Following the choir, Patty Lewis read a poem titled “Freedom” that followed the plight of the black man, striving to be free.
Then guest soloist Larry Griggs of Houston provided a moving segment of the celebration.
“It’s good to be back home again,” he said.
He sang “Your Grace and Mercy ... brought me through....”
Griggs said he is living testimony of God’s mercy.
“Four years ago, they gave me up for dead. My heart failed and everything. The Lord saved me,” he said.
He sang “It’s Your Season to be Blessed,” as a follow-up.
Linda Madkins then introduced the guest speaker, her son: Elder Jerry Madkins.
She noted that her son never missed a day in school K-12 in Refugio. He began preaching in 1995 and was ordained in 2005.
He is now at the Restoration Deliverance Church in Atlanta, Ga.
Before Jerry Madkins spoke, Herman Boone, of Dallas, sang “Walk With Me, Lord” a cappella. Boone is Linda Madkins son-in-law.
Jerry Madkins talked about freedom, not just the freedom provided by the Emancipation Proclamation (also known as Freedom Day, Emancipation Day and Juneteenth).
Madkins quoted John 8:36 – If the Son therefore shall make you free, you shall be free indeed.
He said the thought then is “You are free. Tell a neighbor you are free.”
He said President Abraham Lincoln signed the Emancipation Proclamation in 1862, and it made it down South in 1865 to tell the slaves, “By the way, you are free.”
“It was a piece of paper that gave us the ability to be free – 2,000 years ago, Jesus set us free,” Madkins said.
“God gave you the ability to be free regardless of the Emancipation Proclamation,” he added.

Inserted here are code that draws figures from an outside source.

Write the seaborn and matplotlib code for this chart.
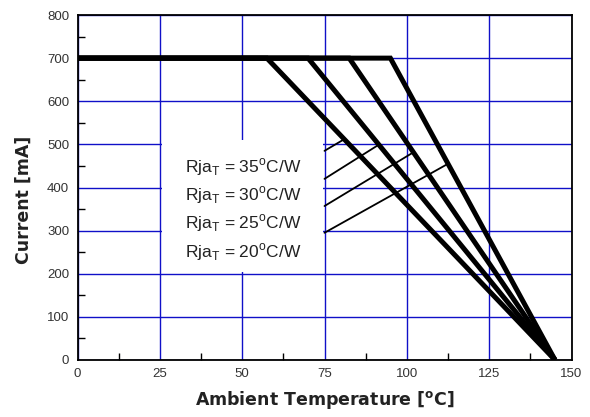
import matplotlib
matplotlib.use("Agg")
import matplotlib.pyplot as plt
import seaborn as sns
import pandas as pd
from matplotlib.patches import Rectangle

# Derating curves: flat at rated current up to the knee, then linear to zero
rja_values = [35, 30, 25, 20]            # thermal resistance, °C/W
knee_temps = [57.5, 70.0, 82.5, 95.0]    # °C where derating begins
zero_temp = 145.0                        # °C where current reaches zero
rated_current = 700                      # mA

# Leader lines from the label block to each curve
leader_start_y = [485, 420, 357, 295]    # mA at T = 75 °C
leader_end_x = [81.0, 91.5, 102.0, 112.5]

label_y = [448, 382, 318, 251]

x_ticks = [0, 25, 50, 75, 100, 125, 150]
y_ticks = [0, 100, 200, 300, 400, 500, 600, 700, 800]

rows = []
for r, k in zip(rja_values, knee_temps):
    for t, i in [(0, rated_current), (k, rated_current), (zero_temp, 0)]:
        rows.append({"rja": r, "temp": t, "current": i})
df = pd.DataFrame(rows)

sns.set_theme(style="white")
plt.rcParams["font.family"] = ["Liberation Sans", "DejaVu Sans"]
plt.rcParams["mathtext.fontset"] = "custom"
plt.rcParams["mathtext.rm"] = "Liberation Sans"

fig = plt.figure(figsize=(5.9, 4.17), dpi=100)
ax = fig.add_axes([77.5 / 590, 1 - 360 / 417, 494 / 590, 345 / 417])

sns.lineplot(data=df, x="temp", y="current", units="rja", estimator=None,
             color="black", lw=3.6, sort=False, ax=ax, zorder=4,
             solid_joinstyle="miter", solid_capstyle="butt")


def curve(t, k):
    if t <= k:
        return rated_current
    return rated_current * (zero_temp - t) / (zero_temp - k)


for y0, xe, k in zip(leader_start_y, leader_end_x, knee_temps):
    ax.plot([75, xe], [y0, curve(xe, k)], color="black", lw=1.3, zorder=3)

ax.set_xlim(0, 150)
ax.set_ylim(0, 800)
ax.set_xticks(x_ticks)
ax.set_yticks(y_ticks)
ax.set_xticks([12.5, 37.5, 62.5, 87.5, 112.5, 137.5], minor=True)
ax.set_yticks([50, 150, 250, 350, 450, 550, 650, 750], minor=True)
ax.tick_params(which="both", direction="in", color="black",
               labelcolor="#333333", labelsize=9.5)
ax.tick_params(which="major", length=0, pad=6)
ax.tick_params(which="minor", length=5, width=1)
ax.tick_params(axis="both", which="both", bottom=True, left=True, top=False, right=False)

ax.set_axisbelow(True)
ax.grid(True, which="major", color="#1010c8", lw=1.0)
for s in ax.spines.values():
    s.set_color("black")
    s.set_linewidth(1.3)
    s.set_zorder(5)

# White block behind the legend text
ax.add_patch(Rectangle((25.6, 205), 48.8, 305, facecolor="white",
                       edgecolor="none", zorder=1))

for r, y in zip(rja_values, label_y):
    ax.text(32.6, y, r"Rja$_{\mathregular{T}}$ = %d$^{\mathregular{o}}$C/W" % r,
            fontsize=12.5, color="#222222", va="center", ha="left", zorder=6)

ax.set_xlabel(r"Ambient Temperature [$^{\mathregular{o}}$C]",
              fontsize=12.5, fontweight="bold", family="DejaVu Sans", color="#222222")
ax.set_ylabel("Current [mA]", fontsize=12.5, fontweight="bold",
              family="DejaVu Sans", color="#222222")
ax.xaxis.set_label_coords(0.5, -0.085)
ax.yaxis.set_label_coords(-0.09, 0.464)

fig.savefig("out.png", dpi=100)
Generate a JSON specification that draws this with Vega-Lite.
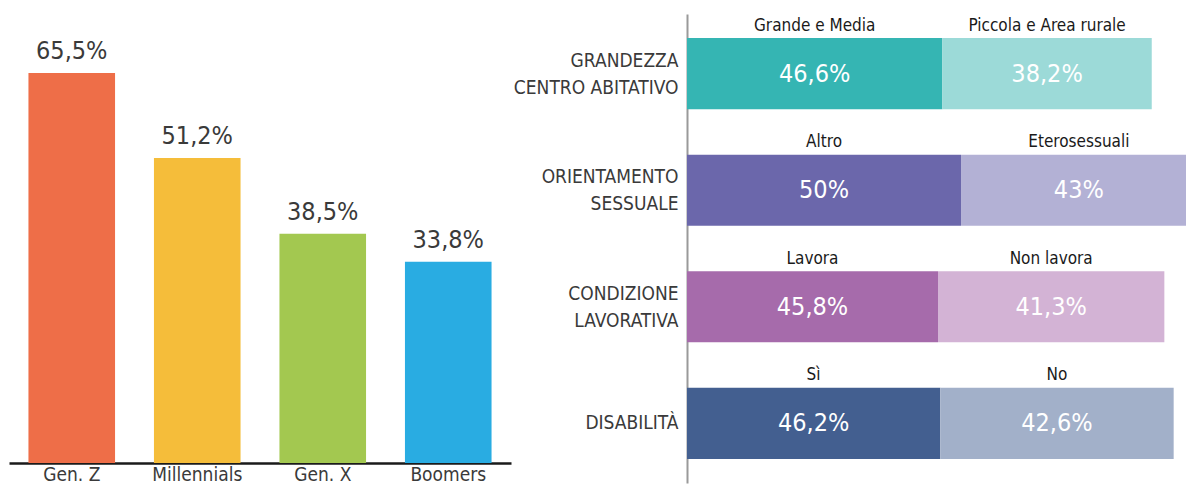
{
  "$schema": "https://vega.github.io/schema/vega-lite/v6.json",
  "padding": {"left": 9, "top": 14, "right": 0, "bottom": 0},
  "bounds": "flush",
  "spacing": 176,
  "resolve": {"scale": {"color": "independent"}},
  "config": {
    "view": {"stroke": null},
    "font": "DejaVu Sans Condensed, Roboto, sans-serif",
    "text": {"font": "DejaVu Sans Condensed, Roboto, sans-serif"},
    "axis": {"labelFont": "DejaVu Sans Condensed, Roboto, sans-serif"}
  },
  "datasets": {
    "gen": [
      {"gen": "Gen. Z", "value": 65.5, "label": "65,5%"},
      {"gen": "Millennials", "value": 51.2, "label": "51,2%"},
      {"gen": "Gen. X", "value": 38.5, "label": "38,5%"},
      {"gen": "Boomers", "value": 33.8, "label": "33,8%"}
    ],
    "seg": [
      {"group": "GRANDEZZA|CENTRO ABITATIVO", "cat": "Grande e Media", "value": 46.6, "label": "46,6%", "order": 1},
      {"group": "GRANDEZZA|CENTRO ABITATIVO", "cat": "Piccola e Area rurale", "value": 38.2, "label": "38,2%", "order": 2},
      {"group": "ORIENTAMENTO|SESSUALE", "cat": "Altro", "value": 50, "label": "50%", "order": 1},
      {"group": "ORIENTAMENTO|SESSUALE", "cat": "Eterosessuali", "value": 43, "label": "43%", "order": 2},
      {"group": "CONDIZIONE|LAVORATIVA", "cat": "Lavora", "value": 45.8, "label": "45,8%", "order": 1},
      {"group": "CONDIZIONE|LAVORATIVA", "cat": "Non lavora", "value": 41.3, "label": "41,3%", "order": 2},
      {"group": "DISABILITÀ", "cat": "Sì", "value": 46.2, "label": "46,2%", "order": 1},
      {"group": "DISABILITÀ", "cat": "No", "value": 42.6, "label": "42,6%", "order": 2}
    ]
  },
  "hconcat": [
    {
      "width": 502,
      "height": 449,
      "data": {"name": "gen"},
      "encoding": {
        "x": {
          "field": "gen", "type": "nominal", "sort": null,
          "scale": {"paddingInner": 0.31, "paddingOuter": 0.155},
          "axis": {"title": null, "ticks": false, "labelAngle": 0, "labelFontSize": 19, "labelColor": "#3a3a3a", "labelPadding": 2, "domainColor": "#1a1a1a", "domainWidth": 2.5}
        },
        "y": {
          "field": "value", "type": "quantitative",
          "scale": {"domain": [0, 75.4], "nice": false},
          "axis": null
        }
      },
      "layer": [
        {
          "mark": {"type": "bar"},
          "encoding": {
            "color": {
              "field": "gen", "type": "nominal", "legend": null,
              "scale": {"domain": ["Gen. Z", "Millennials", "Gen. X", "Boomers"], "range": ["#EE6E48", "#F5BD3A", "#A3C850", "#29ACE2"]}
            }
          }
        },
        {
          "mark": {"type": "text", "baseline": "alphabetic", "dy": -14, "fontSize": 25, "color": "#3a3a3a"},
          "encoding": {"text": {"field": "label"}}
        }
      ]
    },
    {
      "width": 499,
      "height": 469,
      "data": {"name": "seg"},
      "transform": [
        {"stack": "value", "groupby": ["group"], "sort": [{"field": "order"}], "as": ["v0", "v1"]}
      ],
      "encoding": {
        "y": {
          "field": "group", "type": "nominal", "sort": null,
          "scale": {"paddingInner": 0.39, "paddingOuter": 0.206},
          "axis": {
            "title": null, "ticks": false, "labelFontSize": 19, "labelColor": "#3a3a3a", "labelPadding": 9, "labelLimit": 300, "labelLineHeight": 27,
            "labelExpr": "split(datum.label, '|')",
            "labelOffset": {"condition": {"test": "indexof(datum.value, '|') >= 0", "value": -13}, "value": 0},
            "domainColor": "#9a9a9a", "domainWidth": 2
          }
        }
      },
      "layer": [
        {
          "mark": {"type": "bar", "clip": true},
          "encoding": {
            "x": {"field": "v0", "type": "quantitative", "scale": {"domain": [0, 91.05], "nice": false}, "axis": null},
            "x2": {"field": "v1"},
            "color": {
              "field": "cat", "type": "nominal", "legend": null,
              "scale": {
                "domain": ["Grande e Media", "Piccola e Area rurale", "Altro", "Eterosessuali", "Lavora", "Non lavora", "Sì", "No"],
                "range": ["#35B5B3", "#9CDAD8", "#6B67AB", "#B3B1D5", "#A66BAB", "#D3B3D5", "#435F90", "#A2B0C9"]
              }
            }
          }
        },
        {
          "transform": [{"fold": ["v0", "v1"], "as": ["k", "pos"]}],
          "mark": {"type": "text", "fontSize": 25, "color": "white", "baseline": "middle"},
          "encoding": {
            "x": {"aggregate": "mean", "field": "pos", "type": "quantitative"},
            "text": {"field": "label"},
            "detail": {"field": "cat"}
          }
        },
        {
          "transform": [{"fold": ["v0", "v1"], "as": ["k", "pos"]}],
          "mark": {"type": "text", "fontSize": 17, "color": "#1a1a1a", "baseline": "middle", "dy": -48},
          "encoding": {
            "x": {"aggregate": "mean", "field": "pos", "type": "quantitative"},
            "text": {"field": "cat"}
          }
        }
      ]
    }
  ]
}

“If you are free in your mind, your heart, you can be free anywhere you go,” he said.
He called people’s attitude who say, “can’t do,” negativism.
“It’s no good,” he said.
He said people are creative beings.
“What happens when we come together – the banner of one thing: the blood of Jesus,” he said with a voice rising in a crescendo.
“When you acknowledge Him, you can be free. That’s what Juneteeth is all about: freedom.”
Vice president of the Juneteenth Committee, Marjorie Shaw, thanked all who came to the celebration.
“We’re blessed to have you,” she said.
She announced that the Barefield Learning Center would be getting an historical marker.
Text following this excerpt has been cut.